Let $T: V\to V$ be a linear operator and let $B$ be a basis for $V$. Since $T$ is diagnolizable if we form $[T]_B$ the matrix is a diagnolizable, therefore $[T]_B = ADA^{-1}$ where $D$ is a diagnol matrix whose entires consists of eigenvalues of $[T]_B$. Let $\det(xI - [T]_B) = f(x) = x + a_{n-1}x^{n-1}+...+a_1x+a_0$ be the characheristic polynomial. If $k_1,...,k_n$ are (repeated) eigenvalues of $[T]_B$ then $f(k_1) = ... = f(k_n) = 0$. The problem asks us to show that $[T]_B$ satisfies $X^n + a_{n-1}X^{n-1} + ... + a_1X + a_0I = \bold{0}$. Note that $[T]_B^k = (ADA^{-1})^k = AD^kA^{-1}$. Therefore $AD^nA^{-1} + a_{n-1}AD^{n-1}A^{-1} + ... + a_1ADA^{-1} + a_0AA^{-1}$ upon substituting this matrix into the equation. This becomes $A(D^n+a_{n-1}D^{n-1}+...+a_1D+a_0I)A^{-1}$. Behold, the middle expression. Computing $D^k$ is simply raising each diagnol term to the $k$-th power. Therefore the middle expression consists of a diagnol matrix having its entries values to $f(k_1),...,f(k_n)$. But $f(k_1)=...=f(k_n) = 0$ since they are eigenvalues. Thus, the middle matrix is the zero matrix.

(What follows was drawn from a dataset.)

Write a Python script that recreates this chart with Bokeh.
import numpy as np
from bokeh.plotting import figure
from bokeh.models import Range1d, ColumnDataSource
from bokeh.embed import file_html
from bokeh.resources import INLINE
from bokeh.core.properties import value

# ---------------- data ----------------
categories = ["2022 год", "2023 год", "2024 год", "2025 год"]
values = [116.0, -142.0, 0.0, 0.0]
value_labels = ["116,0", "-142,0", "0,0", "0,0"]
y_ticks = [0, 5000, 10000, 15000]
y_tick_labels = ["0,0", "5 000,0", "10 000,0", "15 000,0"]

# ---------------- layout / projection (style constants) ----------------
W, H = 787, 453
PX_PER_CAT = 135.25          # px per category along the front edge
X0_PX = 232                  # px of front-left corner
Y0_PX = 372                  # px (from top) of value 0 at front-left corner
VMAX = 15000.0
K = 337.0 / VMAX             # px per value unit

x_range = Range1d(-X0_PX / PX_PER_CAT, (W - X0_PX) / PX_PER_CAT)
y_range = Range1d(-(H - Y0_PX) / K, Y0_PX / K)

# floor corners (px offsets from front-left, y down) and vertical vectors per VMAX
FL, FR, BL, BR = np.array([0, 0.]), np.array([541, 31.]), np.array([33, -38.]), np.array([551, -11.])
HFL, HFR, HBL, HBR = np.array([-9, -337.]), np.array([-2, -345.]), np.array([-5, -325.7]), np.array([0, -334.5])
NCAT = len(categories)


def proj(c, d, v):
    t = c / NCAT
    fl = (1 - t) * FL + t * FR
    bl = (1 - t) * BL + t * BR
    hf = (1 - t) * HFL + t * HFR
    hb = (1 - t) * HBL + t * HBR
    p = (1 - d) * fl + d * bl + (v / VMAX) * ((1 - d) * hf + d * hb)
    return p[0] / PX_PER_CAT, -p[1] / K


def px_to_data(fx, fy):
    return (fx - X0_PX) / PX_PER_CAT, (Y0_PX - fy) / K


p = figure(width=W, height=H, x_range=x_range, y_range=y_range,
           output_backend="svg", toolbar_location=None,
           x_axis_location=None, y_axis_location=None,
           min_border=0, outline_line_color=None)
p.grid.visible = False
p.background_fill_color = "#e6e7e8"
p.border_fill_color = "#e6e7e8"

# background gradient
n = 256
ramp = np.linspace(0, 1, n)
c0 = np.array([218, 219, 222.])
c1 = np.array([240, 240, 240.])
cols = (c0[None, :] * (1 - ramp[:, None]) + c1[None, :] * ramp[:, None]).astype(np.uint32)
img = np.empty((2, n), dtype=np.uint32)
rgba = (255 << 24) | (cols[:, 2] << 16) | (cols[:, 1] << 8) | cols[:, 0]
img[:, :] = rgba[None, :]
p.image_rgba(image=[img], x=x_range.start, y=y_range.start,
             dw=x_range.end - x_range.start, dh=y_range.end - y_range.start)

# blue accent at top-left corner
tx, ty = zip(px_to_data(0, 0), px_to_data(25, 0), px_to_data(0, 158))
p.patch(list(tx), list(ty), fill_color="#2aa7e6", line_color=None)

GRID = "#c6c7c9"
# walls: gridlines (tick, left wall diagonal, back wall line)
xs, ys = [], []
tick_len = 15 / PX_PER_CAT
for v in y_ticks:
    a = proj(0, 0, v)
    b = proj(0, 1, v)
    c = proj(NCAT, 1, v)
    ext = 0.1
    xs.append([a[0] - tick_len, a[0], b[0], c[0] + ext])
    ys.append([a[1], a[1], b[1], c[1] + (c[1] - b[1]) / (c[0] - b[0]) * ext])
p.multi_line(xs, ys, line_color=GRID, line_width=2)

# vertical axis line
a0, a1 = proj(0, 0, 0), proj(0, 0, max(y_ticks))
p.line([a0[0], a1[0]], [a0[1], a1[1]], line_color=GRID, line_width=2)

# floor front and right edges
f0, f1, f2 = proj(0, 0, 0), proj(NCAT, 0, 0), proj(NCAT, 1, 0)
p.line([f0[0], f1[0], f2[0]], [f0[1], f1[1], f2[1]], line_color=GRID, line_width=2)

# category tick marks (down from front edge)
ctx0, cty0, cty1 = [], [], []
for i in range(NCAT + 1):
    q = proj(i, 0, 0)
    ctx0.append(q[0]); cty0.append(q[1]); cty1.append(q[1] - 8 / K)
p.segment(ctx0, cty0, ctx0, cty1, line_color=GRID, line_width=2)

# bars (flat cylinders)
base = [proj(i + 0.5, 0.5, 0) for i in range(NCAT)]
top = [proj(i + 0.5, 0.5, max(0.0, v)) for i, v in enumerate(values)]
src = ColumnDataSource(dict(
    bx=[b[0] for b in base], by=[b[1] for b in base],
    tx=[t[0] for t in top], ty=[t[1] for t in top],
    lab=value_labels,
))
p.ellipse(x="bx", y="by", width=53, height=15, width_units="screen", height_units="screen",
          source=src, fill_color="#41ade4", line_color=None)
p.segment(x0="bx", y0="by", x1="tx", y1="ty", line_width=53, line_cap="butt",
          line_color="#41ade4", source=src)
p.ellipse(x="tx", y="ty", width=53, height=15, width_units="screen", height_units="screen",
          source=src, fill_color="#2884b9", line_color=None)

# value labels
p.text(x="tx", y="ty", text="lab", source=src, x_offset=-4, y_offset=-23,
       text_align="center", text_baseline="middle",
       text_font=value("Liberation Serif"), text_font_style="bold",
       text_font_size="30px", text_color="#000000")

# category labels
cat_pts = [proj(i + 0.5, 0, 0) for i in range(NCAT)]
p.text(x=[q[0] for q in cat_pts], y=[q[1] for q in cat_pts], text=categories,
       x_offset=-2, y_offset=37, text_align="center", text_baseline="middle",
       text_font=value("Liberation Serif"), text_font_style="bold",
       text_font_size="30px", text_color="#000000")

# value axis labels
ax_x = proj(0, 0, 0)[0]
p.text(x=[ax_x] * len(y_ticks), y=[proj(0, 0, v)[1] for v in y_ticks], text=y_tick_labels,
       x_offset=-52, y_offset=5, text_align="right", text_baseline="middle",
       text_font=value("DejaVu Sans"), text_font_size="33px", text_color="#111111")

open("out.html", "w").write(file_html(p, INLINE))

Thus, $A(D^n+a_{n-1}D^{n-1}+...+a_1D+a_0I)A^{-1} = A\bold{0}A^{-1} = \bold{0}$. And so $f(T)$ is the zero operator.
Note this theorem (called Cayley-Hamilton) is true even if $T$ is a non-diagnolizable linear operation but that is much harder to prove for we cannot diagnolize.
If $A^{-1} [T]_B A = D$ then $[T]_B A = AD \implies [T]_B = ADA^{-1}$.